Pero de pronto la investigación de los periodistas de la revista Sí comenzó a dar sus frutos. Un día, llegó a la redacción un mapa que revelaba el lugar donde se encontraban los restos de los desaparecidos. El director de la revista, Ricardo Uceda, decidió verificar el lugar. A las 6 de la mañana del 8 de julio, Uceda, Edmundo Cruz y José Arrieta llegaron al kilómetro 14 de la carretera a Cieneguilla, se internaron por el lado izquierdo de la quebrada Chavilca, donde se encontraban los botaderos de basura.

A los pocos momentos los periodistas encontraron tierra removida y casquillos de bala de 9 mm. A las 7 de la mañana vieron aparecer los primeros indicios. Descubrieron un primer hueso quemado. A lo largo del día, se encontraron cuatro fosas, en la primera se hallaron restos óseos calcinados. Uno de los presentes descubrió retazos de un pantalón.  

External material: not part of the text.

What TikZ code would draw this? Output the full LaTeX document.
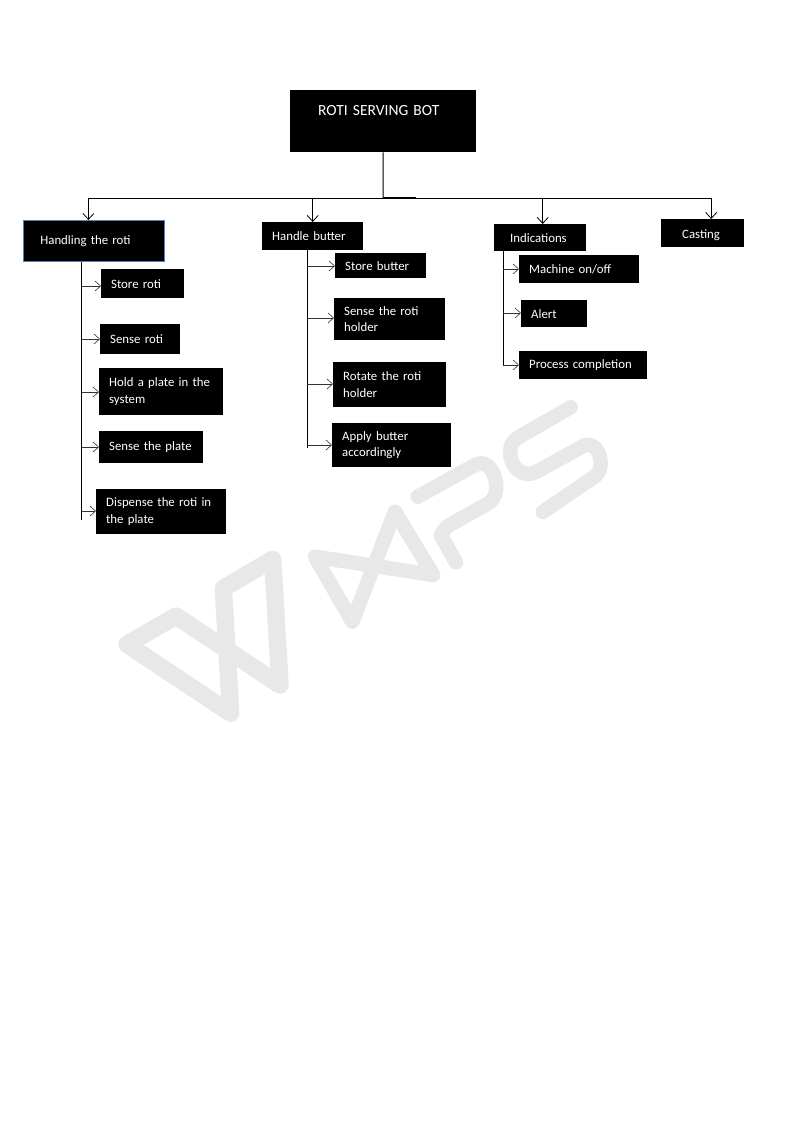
\documentclass[tikz,border=0pt]{standalone}
\usepackage{fontspec}
\setmainfont{Carlito}
\usepackage{xcolor}
\usetikzlibrary{arrows.meta, positioning, calc}
\definecolor{markgray}{HTML}{E8E8E8}
\definecolor{edgeblue}{HTML}{4F81BD}
\begin{document}
\begin{tikzpicture}[x=1pt, y=-1pt,
    box/.style 2 args={fill=black, text=white, anchor=north west, inner xsep=10, inner ysep=0,
        align=left, text width=#1-20, minimum height=#2, font=\fontsize{12.8}{16.5}\selectfont},
    spine/.style={line width=1pt},
    drop/.style={line width=0.8pt, -{Straight Barb[length=6pt, width=11pt]}},
    branch/.style={line width=0.6pt, black!80, -{Straight Barb[length=5.5pt, width=10pt]}}]
    \useasboundingbox (0,0) rectangle (793,1122);
    \begin{scope}[draw=markgray, line width=14.5pt, line join=round, line cap=round]
        \draw[line width=17.5pt] (230.7,713.3) -- (127,644.3) -- (176,616) -- (280,685) -- (272.7,559.3) -- (223.3,588.3) -- cycle;
        \draw (352.3,621.7) -- (395,511.7) -- (433.3,575) -- (315,556.7) -- cycle;
        \draw (456,562.3) -- (440.7,535) -- (446.7,526.7) -- (488.3,503.3)
            .. controls (505,493) and (493,455) .. (475,465) -- (417.7,496.7);
        \draw (570.7,407.3) -- (518.3,437.3) .. controls (500,448) and (515,483) .. (536.7,471.7)
            -- (581.7,446.7) .. controls (598,437) and (608,468) .. (594,477) -- (542.7,512);
    \end{scope}

    \node[box={186}{0}, text height=25, text depth=37, inner xsep=28, text width=130, font=\fontsize{15.5}{18}\selectfont] (bot) at (290,90) {ROTI SERVING BOT};

    \node[box={141}{41}, inner xsep=17, text width=107, draw=edgeblue, line width=0.8pt] (handling) at (23,220) {Handling the roti};
    \node[box={83}{29}] (storeroti) at (101,269) {Store roti};
    \node[box={80}{30}] (senseroti) at (100,324) {Sense roti};
    \node[box={124}{47}] (holdplate) at (99,368) {Hold a plate in the\\system};
    \node[box={104}{32}] (senseplate) at (99,431) {Sense the plate};
    \node[box={130}{45}] (dispense) at (96,489) {Dispense the roti in\\the plate};

    \node[box={101}{28}] (butter) at (262,222) {Handle butter};
    \node[box={91}{25}] (storebutter) at (335,253) {Store butter};
    \node[box={111}{42}] (senseholder) at (334,298) {Sense the roti\\holder};
    \node[box={113}{45}] (rotateholder) at (333,362) {Rotate the roti\\holder};
    \node[box={119}{44}] (applybutter) at (332,423) {Apply butter\\accordingly};

    \node[box={92}{27}, inner xsep=16, text width=60] (indications) at (494,224) {Indications};
    \node[box={120}{28}] (machine) at (519,255) {Machine on/off};
    \node[box={66}{27}] (alert) at (521,300) {Alert};
    \node[box={128}{28}] (process) at (519,351) {Process completion};

    \node[box={83}{28}, inner xsep=21, text width=41, text height=19, text depth=9] (casting) at (661,219) {Casting};

    \coordinate (bus) at (383,198);
    \coordinate (busmid) at (416,198);
    \coordinate (rotiend) at (81.5,520);
    \coordinate (butterend) at (307,448);
    \coordinate (indend) at (503,365);

    \draw[spine] (bot.south) -- (bus);
    \draw[spine, line width=1.6pt] (bus) -- (busmid);
    \draw[drop] (bus) -| ([xshift=-5.5]handling.north);
    \draw[drop] (bus) -| (butter.north);
    \draw[drop] (bus) -| ([xshift=2.5]indications.north);
    \draw[drop] (bus) -| ([xshift=8.5]casting.north);

    \draw[spine] (rotiend |- handling.south) -- (rotiend);
    \draw[spine] (butterend |- butter.south) -- (butterend);
    \draw[spine] (indend |- indications.south) -- (indend);

    \foreach \name/\ypos in {storeroti/286, senseroti/339, holdplate/392, senseplate/447, dispense/511}
        \draw[branch] (rotiend |- 0,\ypos) -- (\name.west |- 0,\ypos);
    \foreach \name/\ypos in {storebutter/266, senseholder/318, rotateholder/384, applybutter/445}
        \draw[branch] (butterend |- 0,\ypos) -- (\name.west |- 0,\ypos);
    \foreach \name/\ypos in {machine/269, alert/313, process/365}
        \draw[branch] (indend |- 0,\ypos) -- (\name.west |- 0,\ypos);
\end{tikzpicture}
\end{document}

En la segunda fosa no se halló nada. En la tercera, apareció un juego de llaves con una cadena de plata, restos de un maxilar superior y cinco dientes. Eran de dos varones y una mujer. Gisella Ortiz tuvo un pálpito al ver las llaves, creyó reconocer las de Juan Mariños, el dirigente de electromecánica. Raida Cóndor también quiso reconocerlas, pero el apuro de la fiscal Cecilia Magallanes se lo impidió. Raida pensaba que podían ser las de su hijo Armando.

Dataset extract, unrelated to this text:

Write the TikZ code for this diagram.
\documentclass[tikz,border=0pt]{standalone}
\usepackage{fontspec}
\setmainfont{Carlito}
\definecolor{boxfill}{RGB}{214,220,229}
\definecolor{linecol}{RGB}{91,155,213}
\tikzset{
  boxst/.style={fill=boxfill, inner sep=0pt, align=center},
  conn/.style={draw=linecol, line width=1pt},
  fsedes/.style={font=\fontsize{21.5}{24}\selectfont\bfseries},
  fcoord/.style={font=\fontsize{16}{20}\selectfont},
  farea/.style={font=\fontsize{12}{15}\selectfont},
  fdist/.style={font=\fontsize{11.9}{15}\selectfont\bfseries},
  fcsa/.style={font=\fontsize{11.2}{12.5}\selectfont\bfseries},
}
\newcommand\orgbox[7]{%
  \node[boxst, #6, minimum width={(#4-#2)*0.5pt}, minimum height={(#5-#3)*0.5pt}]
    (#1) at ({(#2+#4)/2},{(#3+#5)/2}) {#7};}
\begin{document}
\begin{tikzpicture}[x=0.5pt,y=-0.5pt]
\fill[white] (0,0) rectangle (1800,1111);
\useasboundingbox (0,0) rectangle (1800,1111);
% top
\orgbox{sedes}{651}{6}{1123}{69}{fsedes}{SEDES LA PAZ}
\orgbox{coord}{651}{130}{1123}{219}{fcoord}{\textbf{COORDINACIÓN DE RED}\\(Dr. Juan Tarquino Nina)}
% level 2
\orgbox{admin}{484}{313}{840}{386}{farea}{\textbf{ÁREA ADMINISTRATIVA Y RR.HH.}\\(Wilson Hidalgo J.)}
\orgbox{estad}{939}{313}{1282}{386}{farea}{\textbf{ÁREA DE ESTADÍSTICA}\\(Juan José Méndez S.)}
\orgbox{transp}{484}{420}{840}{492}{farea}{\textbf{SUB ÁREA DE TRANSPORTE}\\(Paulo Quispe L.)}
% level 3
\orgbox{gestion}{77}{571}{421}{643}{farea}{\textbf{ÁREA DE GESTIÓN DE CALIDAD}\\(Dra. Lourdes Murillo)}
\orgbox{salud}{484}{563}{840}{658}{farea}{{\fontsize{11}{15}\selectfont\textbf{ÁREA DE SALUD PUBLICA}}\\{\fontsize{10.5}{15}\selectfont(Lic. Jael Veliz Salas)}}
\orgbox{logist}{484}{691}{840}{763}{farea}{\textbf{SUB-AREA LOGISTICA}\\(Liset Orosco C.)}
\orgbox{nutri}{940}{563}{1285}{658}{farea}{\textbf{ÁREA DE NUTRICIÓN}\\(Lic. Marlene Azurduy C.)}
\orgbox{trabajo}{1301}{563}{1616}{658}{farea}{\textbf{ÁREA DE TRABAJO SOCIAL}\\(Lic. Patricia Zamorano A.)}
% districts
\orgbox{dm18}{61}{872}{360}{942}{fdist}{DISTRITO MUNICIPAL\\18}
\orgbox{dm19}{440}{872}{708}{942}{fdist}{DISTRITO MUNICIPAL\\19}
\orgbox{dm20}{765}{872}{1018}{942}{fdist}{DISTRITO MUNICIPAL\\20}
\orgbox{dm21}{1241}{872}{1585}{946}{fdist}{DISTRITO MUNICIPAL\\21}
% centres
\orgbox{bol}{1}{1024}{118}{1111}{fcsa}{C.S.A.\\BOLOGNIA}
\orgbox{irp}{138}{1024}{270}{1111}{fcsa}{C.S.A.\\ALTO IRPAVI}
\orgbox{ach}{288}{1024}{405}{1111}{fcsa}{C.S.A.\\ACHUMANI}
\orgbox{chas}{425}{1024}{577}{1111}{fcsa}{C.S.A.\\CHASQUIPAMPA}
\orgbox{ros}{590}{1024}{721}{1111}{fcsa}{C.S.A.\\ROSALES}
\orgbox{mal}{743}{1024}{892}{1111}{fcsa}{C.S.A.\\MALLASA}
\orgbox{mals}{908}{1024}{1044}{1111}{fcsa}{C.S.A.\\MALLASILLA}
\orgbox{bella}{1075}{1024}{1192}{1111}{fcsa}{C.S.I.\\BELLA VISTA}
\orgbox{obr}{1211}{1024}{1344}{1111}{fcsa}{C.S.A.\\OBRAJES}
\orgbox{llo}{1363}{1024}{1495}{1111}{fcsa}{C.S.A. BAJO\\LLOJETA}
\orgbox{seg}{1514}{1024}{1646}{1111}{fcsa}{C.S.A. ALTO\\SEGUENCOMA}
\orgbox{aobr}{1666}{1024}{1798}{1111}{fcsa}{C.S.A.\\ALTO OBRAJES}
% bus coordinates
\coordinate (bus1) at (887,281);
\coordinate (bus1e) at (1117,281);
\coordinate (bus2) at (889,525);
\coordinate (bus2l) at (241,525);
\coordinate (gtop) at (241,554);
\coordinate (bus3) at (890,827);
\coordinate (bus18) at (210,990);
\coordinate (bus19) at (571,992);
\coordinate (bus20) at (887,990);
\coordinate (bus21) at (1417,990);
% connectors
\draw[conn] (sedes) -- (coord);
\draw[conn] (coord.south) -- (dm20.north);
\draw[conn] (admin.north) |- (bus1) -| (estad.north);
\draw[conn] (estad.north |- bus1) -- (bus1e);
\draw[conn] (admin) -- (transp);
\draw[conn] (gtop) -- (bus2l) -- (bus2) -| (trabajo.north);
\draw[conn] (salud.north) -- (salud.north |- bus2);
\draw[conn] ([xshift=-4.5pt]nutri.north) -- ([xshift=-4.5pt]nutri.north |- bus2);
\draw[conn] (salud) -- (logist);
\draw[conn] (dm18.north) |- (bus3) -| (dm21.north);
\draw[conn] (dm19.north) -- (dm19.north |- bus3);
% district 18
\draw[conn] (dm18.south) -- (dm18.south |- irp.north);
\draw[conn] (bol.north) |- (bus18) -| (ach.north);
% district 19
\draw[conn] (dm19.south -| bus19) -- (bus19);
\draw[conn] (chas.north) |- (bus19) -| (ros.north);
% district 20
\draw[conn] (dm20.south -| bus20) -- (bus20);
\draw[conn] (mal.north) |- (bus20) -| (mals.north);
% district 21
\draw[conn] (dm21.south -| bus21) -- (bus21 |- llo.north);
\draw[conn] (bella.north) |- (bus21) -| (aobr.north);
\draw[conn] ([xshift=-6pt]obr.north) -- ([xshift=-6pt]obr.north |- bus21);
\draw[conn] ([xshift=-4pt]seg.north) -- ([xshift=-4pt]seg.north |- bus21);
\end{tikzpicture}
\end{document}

El general Hermoza no quiso hablar de las fosas, pese a las preguntas de los periodistas que lo acompañaban en una gira de trabajo por el Alto Huallaga. En Huánuco, el presidente Fujimori también mantuvo silencio. Pero ambos supieron que la verdad salía a flote. Meses después, las llaves abrieron los casilleros de los estudiantes en la universidad. Y nuevos restos se encontrarían en Huachipa.

El camino quedó abierto para encontrar a los autores materiales e intelectuales del crimen de La Cantuta.